Edith Patch

Spiders in her hair and everywhere make Edith Marion Patch the scariest scarecrow in downtown Belfast or at least the most esoteric. 

She’s the Belfast Garden Club’s second scarecrow in recent years and undoubtedly the first entomologist to grace Post Office Square. Last year, BGC’s scarecrow was Catherine Furbish, an American botanist who collected, classified, and illustrated the native flora of Maine.  

Patch was the first woman scientist employed by the University of Maine. Arriving in Orono in 1903 to start the entomology department at the Maine Agricultural Experiment Station, she had to work for a year before the board would approve her salary amid doubts that a woman could do the job. She earned her Master’s degree at the UMaine in 1910 and her doctorate from Cornell University in 1911. She also earned the respect of her scientific colleagues, who elected her president of the Entomological Society of America in 1930.

Patch was also an early environmentalist, calling for limited use of chemical pesticides and advocating biological methods of controlling insect pests. Well before Rachel Carson was born, Patch warned that widespread use of pesticides would dangerously diminish beneficial insects and have a devastating impact on songbirds. She predicted a world in which farmers would need to truck in bees to pollinate their crops, and where refuges would need to be established to protect butterflies, birds, and other organisms threatened by human activities.
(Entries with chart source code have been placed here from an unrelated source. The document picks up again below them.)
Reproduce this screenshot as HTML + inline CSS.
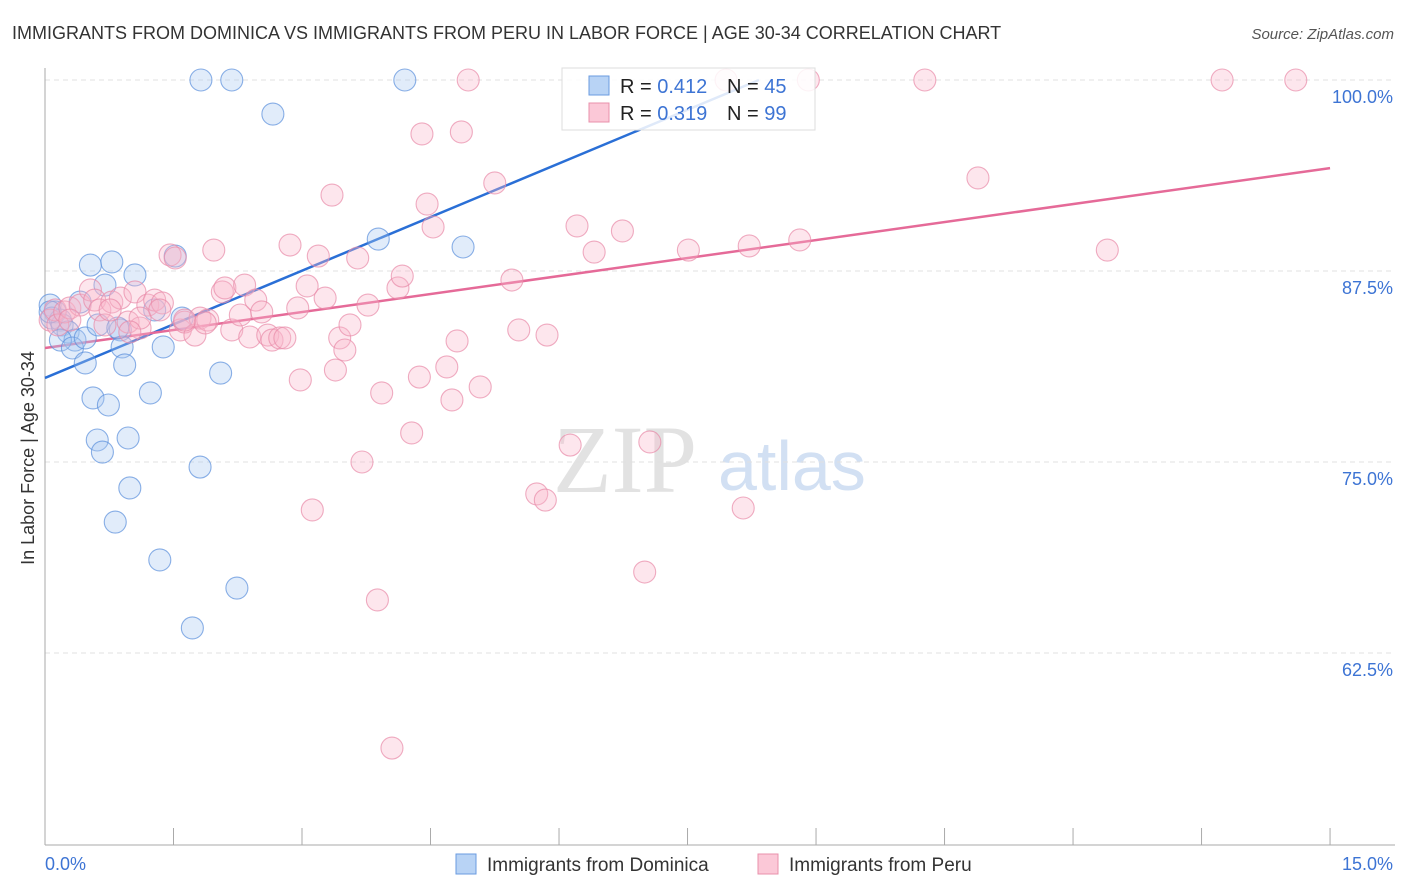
<!DOCTYPE html>
<html><head><meta charset="utf-8"><style>
body{margin:0;background:#fff;font-family:"Liberation Sans",sans-serif}
svg{display:block}
</style></head><body>
<svg id="chart" width="1406" height="892" viewBox="0 0 1406 892" xmlns="http://www.w3.org/2000/svg">
<text x="12" y="39" font-size="18" fill="#333">IMMIGRANTS FROM DOMINICA VS IMMIGRANTS FROM PERU IN LABOR FORCE | AGE 30-34 CORRELATION CHART</text>
<text x="1394" y="39" font-size="15" fill="#555" text-anchor="end" font-style="italic">Source: ZipAtlas.com</text>
<g>
<text x="553" y="492" font-size="96" font-family="Liberation Serif,serif" fill="#e2e2e2">ZIP</text>
<text x="718" y="490" font-size="70" fill="#d2e0f3">atlas</text>
</g>
<g id="grid"></g><g id="axes"></g><g id="lines"></g><g id="pts"></g>
<text transform="translate(34,458) rotate(-90)" font-size="18" fill="#333" text-anchor="middle">In Labor Force | Age 30-34</text>
<g>
<rect x="562" y="68" width="253" height="62" fill="#fff" fill-opacity="0.85" stroke="#ddd"/>
<rect x="589" y="76" width="20" height="19" fill="#b8d3f5" stroke="#6a9be0"/>
<rect x="589" y="103" width="20" height="19" fill="#fbc8d7" stroke="#e890ab"/>
<text x="620" y="93" font-size="20" fill="#222">R = <tspan fill="#3d74d4">0.412</tspan></text>
<text x="727" y="93" font-size="20" fill="#222">N = <tspan fill="#3d74d4">45</tspan></text>
<text x="620" y="120" font-size="20" fill="#222">R = <tspan fill="#3d74d4">0.319</tspan></text>
<text x="727" y="120" font-size="20" fill="#222">N = <tspan fill="#3d74d4">99</tspan></text>
</g>
<g>
<rect x="456" y="854" width="20" height="20" fill="#b8d3f5" stroke="#6a9be0"/>
<text x="487" y="871" font-size="19" fill="#333">Immigrants from Dominica</text>
<rect x="758" y="854" width="20" height="20" fill="#fbc8d7" stroke="#e890ab"/>
<text x="789" y="871" font-size="19" fill="#333">Immigrants from Peru</text>
</g>
</svg>
<script>
const xTicks=[0,1.5,3,4.5,6,7.5,9,10.5,12,13.5,15];
const yTicks=[100,87.5,75,62.5];
const yTickLabels=["100.0%","87.5%","75.0%","62.5%"];
const dominicaX=[.06,.12,.08,.18,.20,.27,.35,.18,.32,.47,.41,.53,.78,.47,.56,.74,.61,.67,.97,.99,.82,.70,1.05,.62,.88,.90,.93,1.23,1.28,1.38,1.52,1.60,1.34,1.72,1.81,2.05,2.24,1.82,2.18,2.66,3.89,4.20,4.88,.85,.06];
const dominicaY=[85.27,84.82,84.42,84.29,83.97,83.51,82.98,82.98,82.46,83.12,85.47,87.89,88.09,81.48,79.19,78.73,76.44,75.65,76.57,73.30,71.07,86.58,87.24,83.97,83.64,82.53,81.35,79.52,84.95,82.53,88.48,84.42,68.59,64.14,74.67,80.82,66.75,100,100,97.77,89.59,100,89.07,83.77,84.82];
const peruX=[.06,.12,.15,.23,.29,.41,.53,.58,.64,.70,.78,.88,.97,1.05,1.11,1.20,1.28,1.37,1.46,1.52,1.58,1.63,1.75,1.81,1.90,1.97,2.07,2.10,2.18,2.28,2.33,2.39,2.46,2.53,2.60,2.65,2.74,2.80,2.86,2.95,2.98,3.06,3.12,3.19,3.27,3.35,3.39,3.44,3.50,3.56,3.65,3.70,3.77,3.88,3.93,4.05,4.12,4.17,4.28,4.37,4.40,4.46,4.53,4.69,4.75,4.81,4.86,4.94,5.08,5.25,5.45,5.53,5.74,5.84,5.86,6.13,6.21,6.41,6.74,7.00,7.06,7.51,7.95,8.15,8.22,8.81,8.91,10.27,10.89,12.40,13.74,14.60,1.63,.76,1.11,1.34,.29,.99,1.87];
const peruY=[84.29,84.95,83.97,84.82,85.08,85.27,86.26,85.60,84.95,83.97,85.47,85.73,84.16,86.13,83.77,85.27,85.60,85.41,88.55,88.35,83.64,84.16,83.31,84.42,84.29,88.87,86.13,86.39,83.64,84.62,86.58,83.18,85.60,84.82,83.31,82.98,83.12,83.12,89.20,85.08,80.37,86.52,71.86,88.48,85.73,92.47,81.02,83.12,82.33,83.97,88.35,75.00,85.27,65.97,79.52,56.28,86.39,87.17,76.90,80.56,96.47,91.88,90.38,81.22,79.06,82.92,96.60,100,79.91,93.26,86.91,83.64,72.91,72.51,83.31,76.11,90.45,88.74,90.12,67.80,76.31,88.87,100,71.99,89.14,89.53,100,100,93.59,88.87,100,100,84.29,84.95,84.42,84.95,84.29,83.51,84.10];
const dominicaFit=[80.5,2.34];
const peruFit=[82.46,0.785];

const NS="http://www.w3.org/2000/svg";
const X=v=>45+v*85.67, Y=v=>80+(100-v)*15.28;
function mk(t,a,p){const e=document.createElementNS(NS,t);for(const k in a)e.setAttribute(k,a[k]);document.getElementById(p).appendChild(e);return e;}
yTicks.forEach((t,i)=>{
 const g=mk('line',{x1:45,x2:1395,y1:Y(t),y2:Y(t),stroke:'#e0e0e0','stroke-dasharray':'5,4'},'grid');
 
 
 const l=mk('text',{x:1393,y:Y(t)+23,'font-size':18,fill:'#3d74d4','text-anchor':'end'},'grid');
 l.textContent=yTickLabels[i];
 
 
});
const ya=mk('line',{x1:45,x2:45,y1:68,y2:845,stroke:'#aaa'},'axes');


const xa=mk('line',{x1:45,x2:1395,y1:845,y2:845,stroke:'#aaa'},'axes');


xTicks.forEach(t=>{const k=mk('line',{x1:X(t),x2:X(t),y1:828,y2:845,stroke:'#aaa'},'axes');
 
 });
const x0=mk('text',{x:45,y:870,'font-size':18,fill:'#3d74d4'},'axes');x0.textContent='0.0%';


const x1=mk('text',{x:1393,y:870,'font-size':18,fill:'#3d74d4','text-anchor':'end'},'axes');x1.textContent='15.0%';


function pts(xs,ys,fill,stroke,name){xs.forEach((x,i)=>{const c=mk('circle',{cx:X(x),cy:Y(ys[i]),r:11,fill:fill,'fill-opacity':0.35,stroke:stroke,'stroke-opacity':0.7,'stroke-width':1.1},'pts');
 
 });}
pts(dominicaX,dominicaY,'#a8c8f0','#5a8fdc','dominica-point');
pts(peruX,peruY,'#f8b8cb','#e88aa8','peru-point');
const xe=(100-dominicaFit[0])/dominicaFit[1];
const bl=mk('line',{x1:X(0),y1:Y(dominicaFit[0]),x2:X(xe),y2:Y(100),stroke:'#2a6fd6','stroke-width':2.5},'lines');


const pl=mk('line',{x1:X(0),y1:Y(peruFit[0]),x2:X(15),y2:Y(peruFit[0]+15*peruFit[1]),stroke:'#e56a98','stroke-width':2.5},'lines');


</script>
</body></html>
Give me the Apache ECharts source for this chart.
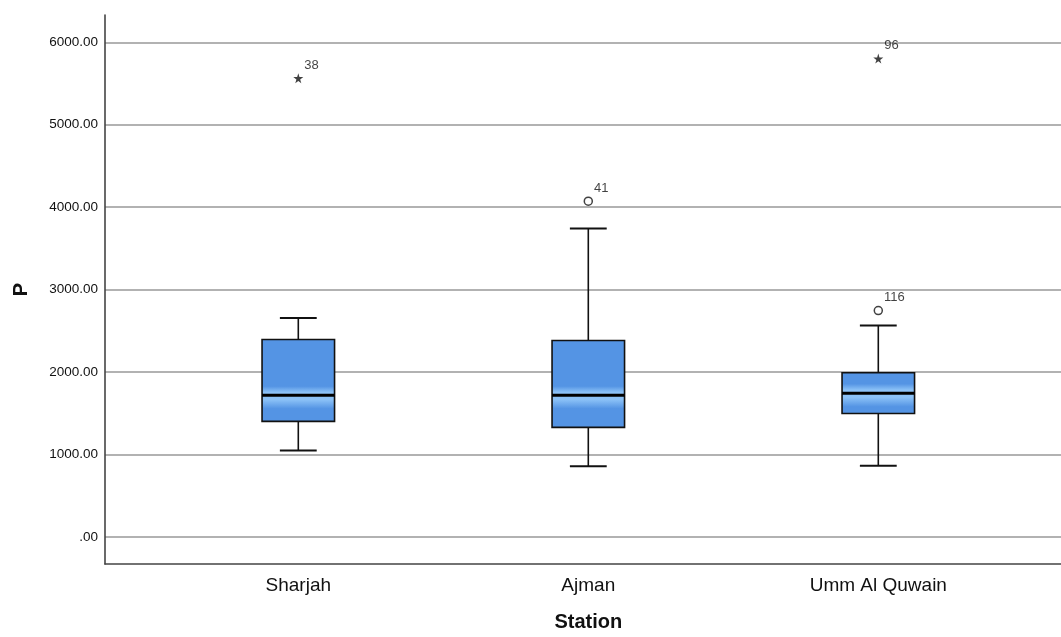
<!DOCTYPE html>
<html>
<head>
<meta charset="utf-8">
<script src="https://cdn.jsdelivr.net/npm/echarts@6.0.0/dist/echarts.min.js"></script>
<style>html,body{margin:0;padding:0;background:#fff;}#c{width:1061px;height:637px;}</style>
</head>
<body>
<div id="c"></div>
<script>
const categories = ['Sharjah', 'Ajman', 'Umm Al Quwain'];
const whiskerLow = [1019, 829, 833];
const q1 = [1375, 1302, 1472];
const median = [1695, 1695, 1719];
const q3 = [2374, 2362, 1969];
const whiskerHigh = [2636, 3728, 2544];
const extremeCat = [0, 2];
const extremeVal = [5560, 5799];
const extremeId = ['38', '96'];
const outlierCat = [1, 2];
const outlierVal = [4060, 2726];
const outlierId = ['41', '116'];
const yTicks = [0, 1000, 2000, 3000, 4000, 5000, 6000];

const Y_MIN = -327.5, Y_MAX = 6331;
const FONT = '"Liberation Sans", Arial, sans-serif';

const boxData = categories.map((c, i) => [i, whiskerLow[i], q1[i], median[i], q3[i], whiskerHigh[i]]);
const extremeData = extremeCat.map((c, i) => ({ value: [c, extremeVal[i]], id: extremeId[i] }));
const outlierData = outlierCat.map((c, i) => ({ value: [c, outlierVal[i]], id: outlierId[i] }));

function renderBox(params, api) {
  const x = api.value(0);
  const pLo = api.coord([x, api.value(1)]);
  const pQ1 = api.coord([x, api.value(2)]);
  const pMed = api.coord([x, api.value(3)]);
  const pQ3 = api.coord([x, api.value(4)]);
  const pHi = api.coord([x, api.value(5)]);
  const band = api.size([1, 0])[0];
  const bw = band * 0.25;
  const cw = band * 0.127;
  const cx = pMed[0];
  const h = pQ1[1] - pQ3[1];
  const m = (pMed[1] - pQ3[1]) / h;
  const cl = v => Math.max(0, Math.min(1, v));
  const base = '#5494E4', light = '#8CC2F7';
  const grad = new echarts.graphic.LinearGradient(0, 0, 0, 1, [
    { offset: 0, color: base },
    { offset: cl(m - 9 / h), color: base },
    { offset: cl(m - 3 / h), color: light },
    { offset: cl(m + 4 / h), color: light },
    { offset: cl(m + 13 / h), color: base },
    { offset: 1, color: base }
  ]);
  const line = { stroke: '#111', lineWidth: 1.6 };
  return {
    type: 'group',
    children: [
      { type: 'line', shape: { x1: cx, y1: pHi[1], x2: cx, y2: pQ3[1] }, style: line },
      { type: 'line', shape: { x1: cx, y1: pQ1[1], x2: cx, y2: pLo[1] }, style: line },
      { type: 'line', shape: { x1: cx - cw / 2, y1: pHi[1], x2: cx + cw / 2, y2: pHi[1] }, style: { stroke: '#111', lineWidth: 2 } },
      { type: 'line', shape: { x1: cx - cw / 2, y1: pLo[1], x2: cx + cw / 2, y2: pLo[1] }, style: { stroke: '#111', lineWidth: 2 } },
      { type: 'rect', shape: { x: cx - bw / 2, y: pQ3[1], width: bw, height: h }, style: { fill: grad, stroke: '#111', lineWidth: 1.6 } },
      { type: 'line', shape: { x1: cx - bw / 2, y1: pMed[1], x2: cx + bw / 2, y2: pMed[1] }, style: { stroke: '#000', lineWidth: 3 } }
    ]
  };
}

const pointLabel = {
  show: true,
  position: 'right',
  distance: 1,
  offset: [0, -13],
  formatter: p => p.data.id,
  fontFamily: FONT,
  fontSize: 13,
  color: '#111'
};

const chart = echarts.init(document.getElementById('c'), null, { renderer: 'canvas' });
chart.setOption({
  backgroundColor: '#fff',
  animation: false,
  grid: [
    { left: 105, right: 0, top: 15, bottom: 73 },
    { left: 153.3, width: 870, top: 15, bottom: 73 }
  ],
  xAxis: [
    {
      gridIndex: 0, type: 'value', min: 0, max: 1,
      axisLine: { show: true, onZero: false, lineStyle: { color: '#444', width: 1.6 } },
      axisTick: { show: false }, axisLabel: { show: false }, splitLine: { show: false }
    },
    {
      gridIndex: 1, type: 'category', data: categories,
      axisLine: { show: false, onZero: false }, axisTick: { show: false }, splitLine: { show: false },
      axisLabel: { fontFamily: FONT, fontSize: 19, color: '#111', margin: 15 },
      name: 'Station', nameLocation: 'middle', nameGap: 51,
      nameTextStyle: { fontFamily: FONT, fontSize: 20, fontWeight: 'bold', color: '#111' }
    }
  ],
  yAxis: [
    {
      gridIndex: 0, type: 'value', min: Y_MIN, max: Y_MAX,
      axisLine: { show: true, lineStyle: { color: '#444', width: 1.6 } },
      axisTick: { show: false, customValues: yTicks },
      axisLabel: {
        customValues: yTicks, margin: 7, fontFamily: FONT, fontSize: 13.5, color: '#111',
        formatter: v => (v === 0 ? '.00' : v.toFixed(2))
      },
      splitLine: { show: true, lineStyle: { color: '#999', width: 1.5 } },
      name: 'P', nameLocation: 'middle', nameGap: 74, nameRotate: 90,
      nameTextStyle: { fontFamily: FONT, fontSize: 20, fontWeight: 'bold', color: '#111' }
    },
    {
      gridIndex: 1, type: 'value', min: Y_MIN, max: Y_MAX, show: false,
      splitLine: { show: false }
    }
  ],
  series: [
    {
      type: 'custom', xAxisIndex: 1, yAxisIndex: 1,
      renderItem: renderBox, data: boxData,
      encode: { x: 0, y: [1, 2, 3, 4, 5] }
    },
    {
      type: 'scatter', xAxisIndex: 1, yAxisIndex: 1,
      symbol: 'path://M50,0 L61,35 L98,35 L68,57 L79,91 L50,70 L21,91 L32,57 L2,35 L39,35 Z',
      symbolSize: 10,
      itemStyle: { color: '#111' },
      label: pointLabel,
      data: extremeData
    },
    {
      type: 'scatter', xAxisIndex: 1, yAxisIndex: 1,
      symbol: 'circle', symbolSize: 8,
      itemStyle: { color: '#fff', borderColor: '#111', borderWidth: 1.5 },
      label: pointLabel,
      data: outlierData
    }
  ]
});
</script>
</body>
</html>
Her home called Braeside in Old Town, Maine was recently listed on the National Register of Historic Places. The Friends of Dr. Edith Marion Patch are developing an environmental research and education center at Braeside. Preliminary designs for outdoor learning and migratory bird study areas are in the works. Inside the house, there will be a museum and a resource collection for teachers. The barn will become a classroom and bird-banding lab.